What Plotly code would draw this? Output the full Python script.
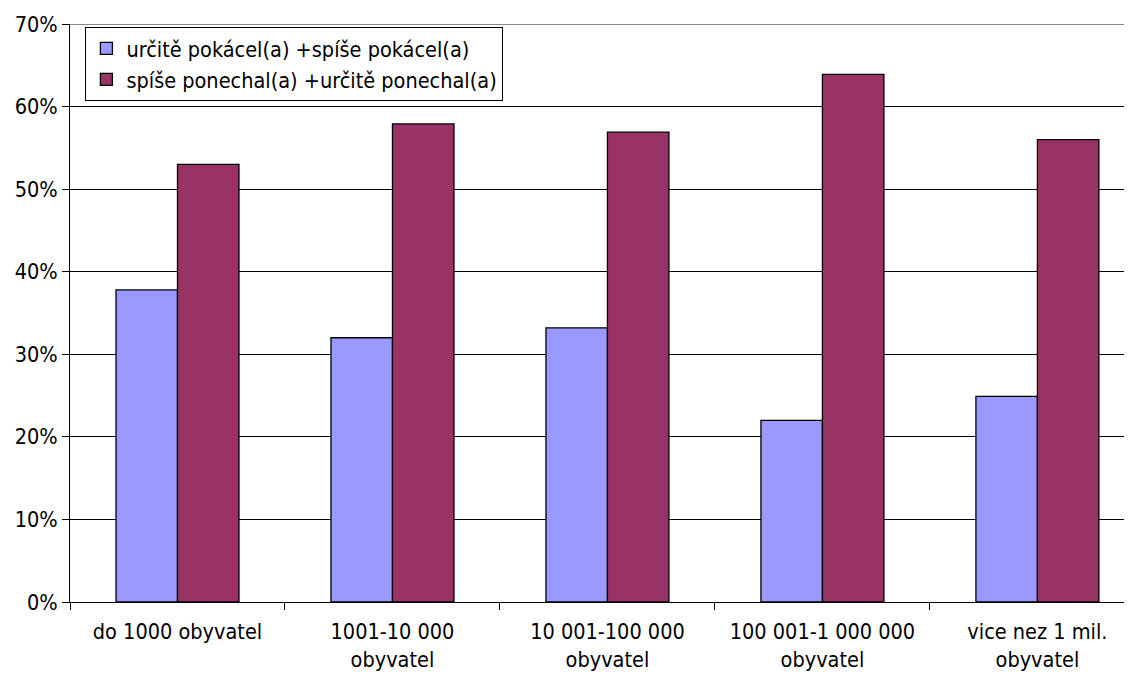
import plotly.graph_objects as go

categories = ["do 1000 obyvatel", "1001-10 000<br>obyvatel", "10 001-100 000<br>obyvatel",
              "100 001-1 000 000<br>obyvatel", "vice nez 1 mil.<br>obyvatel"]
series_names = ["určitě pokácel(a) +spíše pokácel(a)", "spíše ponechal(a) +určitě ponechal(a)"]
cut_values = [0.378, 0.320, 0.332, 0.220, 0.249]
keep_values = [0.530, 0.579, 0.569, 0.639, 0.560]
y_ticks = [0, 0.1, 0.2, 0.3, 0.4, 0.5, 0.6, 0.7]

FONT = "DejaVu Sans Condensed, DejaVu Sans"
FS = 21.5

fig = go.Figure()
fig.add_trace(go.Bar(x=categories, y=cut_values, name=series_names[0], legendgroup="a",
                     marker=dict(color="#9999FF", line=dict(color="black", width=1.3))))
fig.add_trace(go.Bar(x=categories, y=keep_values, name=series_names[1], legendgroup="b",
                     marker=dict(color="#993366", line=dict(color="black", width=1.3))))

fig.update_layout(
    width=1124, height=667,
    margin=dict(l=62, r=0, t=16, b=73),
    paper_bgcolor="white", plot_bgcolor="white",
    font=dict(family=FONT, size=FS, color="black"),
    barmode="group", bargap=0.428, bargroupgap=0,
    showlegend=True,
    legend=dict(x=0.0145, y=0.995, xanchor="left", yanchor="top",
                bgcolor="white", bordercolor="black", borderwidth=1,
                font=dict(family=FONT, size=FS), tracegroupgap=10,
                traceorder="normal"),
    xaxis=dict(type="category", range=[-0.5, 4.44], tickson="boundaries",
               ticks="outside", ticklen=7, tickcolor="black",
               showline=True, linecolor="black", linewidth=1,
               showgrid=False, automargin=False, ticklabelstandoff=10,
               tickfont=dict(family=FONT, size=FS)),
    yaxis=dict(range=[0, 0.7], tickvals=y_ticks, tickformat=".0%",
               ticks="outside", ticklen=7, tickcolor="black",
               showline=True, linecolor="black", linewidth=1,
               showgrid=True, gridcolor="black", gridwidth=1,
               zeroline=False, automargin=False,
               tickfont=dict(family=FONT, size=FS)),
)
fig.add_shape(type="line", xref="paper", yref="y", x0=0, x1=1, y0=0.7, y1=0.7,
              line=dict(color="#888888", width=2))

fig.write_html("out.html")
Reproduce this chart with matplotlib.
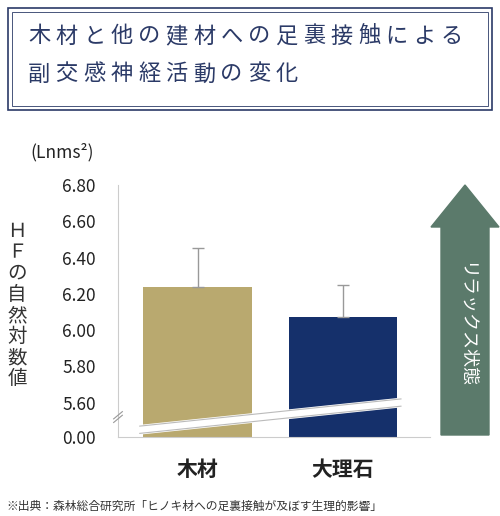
#####
- **Brief**
Write out the lines from the start of the material to the line with "import plotly.graph_objects as go", inclusive and exactly. Skip the pictures.

- **Written reply**
What Plotly code would draw this? Output the full Python script.
import plotly.graph_objects as go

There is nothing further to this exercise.